Two areas in particular stood out: renal denervation and cholesterol control. The late-breaking clinical trials included results from SYMPLICITY HTN-3, whose sponsor already announced had failed to meet its efficacy endpoint. Questions still swirl, but trial design can probably now be ruled out. It was a rigorous randomized sham-controlled trial.

Numerous observers made a point that the field lacks a reliable method to ascertain that denervation occurred. Some suggested operator inexperience could be a factor, although the interventionalists in the trial were among the best operators in the U.S. and the procedures were proctored. Previous trials have reported significant decreases in blood pressure readings in patients with uncontrolled hypertension treated with renal denervation; procedural differences may account for some of the discrepancy.

Results from a global registry, also presented at ACC.14, favored renal denervation. Lead investigator Michael Böhm, MD, PhD, University of Saarland in Homburg, Germany, suggested subpopulation differences may be worth exploring. Medtronic, sponsor of both studies, indicated it would fund another trial based on positive signals in its own subgroup analyses.

Deepak L. Bhatt, MD, MPH, SYMPLICITY HTN-3 lead investigator and an interventional cardiologist at Brigham and Women’s Hospital Heart and Vascular Center in Boston, told Cardiovascular Business that both presentations offered top-line findings. More analyses will follow.
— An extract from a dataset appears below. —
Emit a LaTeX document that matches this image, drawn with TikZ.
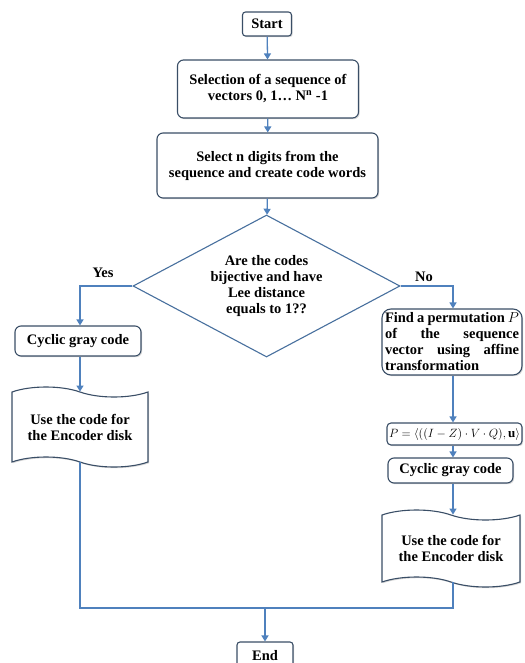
\documentclass[tikz,border=0pt]{standalone}
\usepackage{fontspec}
\setmainfont{Liberation Serif}
\usepackage{tikz}
\usetikzlibrary{arrows.meta,shapes.geometric,shapes.symbols,shadows}

\definecolor{flowblue}{RGB}{79,129,189}
\definecolor{boxline}{RGB}{58,78,102}
\definecolor{diamline}{RGB}{72,112,158}

\begin{document}
\begin{tikzpicture}[x=1pt,y=-1pt,>={Triangle[width=7pt,length=6pt]},
    font=\bfseries\fontsize{14.5}{16}\selectfont,
    box/.style={draw=boxline,line width=1.1pt,fill=white,rounded corners=6pt,inner sep=2pt,align=center,
        drop shadow={opacity=0.3,shadow xshift=1.2pt,shadow yshift=-1.2pt}},
    decision/.style={diamond,draw=diamline,line width=1.1pt,fill=white,aspect=1.88,inner sep=0pt,
        minimum width=267pt,minimum height=142pt,align=center},
    doc/.style={tape,draw=boxline,line width=1.1pt,fill=white,tape bend top=out and in,
        tape bend bottom=out and in,tape bend height=10pt,align=center,
        drop shadow={opacity=0.3,shadow xshift=1.2pt,shadow yshift=-1.2pt}},
    flow/.style={draw=flowblue,line width=1.3pt}]
\useasboundingbox (0,0) rectangle (524,663);

\node[box,rounded corners=3pt,minimum width=49pt,minimum height=24pt] (start) at (267,24) {Start};
\node[box,minimum width=181pt,minimum height=58pt] (sel) at (268,89) {Selection of a sequence of\\vectors 0, 1\ldots\ N\textsuperscript{n} -1};
\node[box,minimum width=221pt,minimum height=65pt] (dig) at (267.5,165.5) {Select n digits from the\\sequence and create code words};
\node[decision] (dec) at (266.5,286) {Are the codes\\bijective and have\\Lee distance\\equals to 1??};

\coordinate (yes) at (80,286);
\coordinate (no) at (453,286);
\coordinate (join) at (265,608);

\node (yeslbl) at (103,273) {Yes};
\node (nolbl) at (424,277) {No};

\node[box,minimum width=126pt,minimum height=30pt] (cgl) at (78,341) {Cyclic gray code};
\node[doc,minimum width=136pt,minimum height=80pt] (docl) at (80,427) {Use the code for\\the Encoder disk};

\node[box,rounded corners=9pt,minimum width=140pt,minimum height=66pt,text width=134pt,align=justify] (perm) at (452,342)
    {Find a permutation $P$\linebreak of the sequence\linebreak vector using affine\linebreak transformation};
\node[box,rounded corners=4pt,minimum width=135pt,minimum height=22pt,font=\fontsize{13}{15}\selectfont] (form) at (454.5,434)
    {$P=\langle((I-Z)\cdot V\cdot Q),\mathbf{u}\rangle$};
\node[box,minimum width=125pt,minimum height=25pt] (cgr) at (450.5,470.5) {Cyclic gray code};
\node[doc,minimum width=138pt,minimum height=77pt] (docr) at (451,548.5) {Use the code for\\the Encoder disk};

\node[box,rounded corners=3pt,minimum width=56pt,minimum height=28pt] (stop) at (265,656) {End};

\draw[flow,->] (start) -- (sel);
\draw[flow,->] (sel) -- (dig);
\draw[flow,->] (dig) -- (dec);
\draw[flow,->] (dec.west) -- (yes) -- (yes |- cgl.north);
\draw[flow,->] (dec.east) -- (no) -- (no |- perm.north);
\draw[flow,->] (yes |- cgl.south) -- (docl.north);
\draw[flow,->] (perm.south -| no) -- (form.north -| no);
\draw[flow,->] (form.south -| no) -- (cgr.north -| no);
\draw[flow,->] (cgr.south -| no) -- (docr.north -| no);
\draw[flow] (docl.south) |- (join) -| (docr.south -| no);
\draw[flow,->] (join) -- (stop);
\end{tikzpicture}
\end{document}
Preventive guidelines published in 2013 by the American Heart Association and the ACC to reduce the risk of atherosclerotic disease in the U.S. remain a hot-button topic. A session titled “Statins in the Real World” was so packed that conference staff turned attendees away at the door. Does the risk calculator overestimate risk? Some studies say yes. Others support its use.

Physicians expressed their ambivalence and confusion about the guidelines at an evening educational session on lipid management. Neil Stone, MD, of Northwestern University Feinberg School of Medicine in Chicago and chair of the guideline committee, prefaced a summary of the guidelines by saying, “I have a tough task. I have to persuade you that what we said is a valuable place to start in your assessment and treatment of patients to reduce atherosclerotic cardiovascular risk.”

An attendee at a session on end-of-life issues raised what may have been the most poignant question. Physicians were discussing when, who and how to inform families that a patient was near the end of life. The attendee said the biggest question was why this talk was so sparsely attended. Admittedly, it was Monday, but nonetheless the continuum of care should include the end of life and physicians should be engaged in the process.

The panelists and the handful of nurses and physicians in the audience agreed that this issue needs to be moved to the forefront and given more prominence at the conference. Scheduling an evidence-based session at the beginning of the conference would be a start.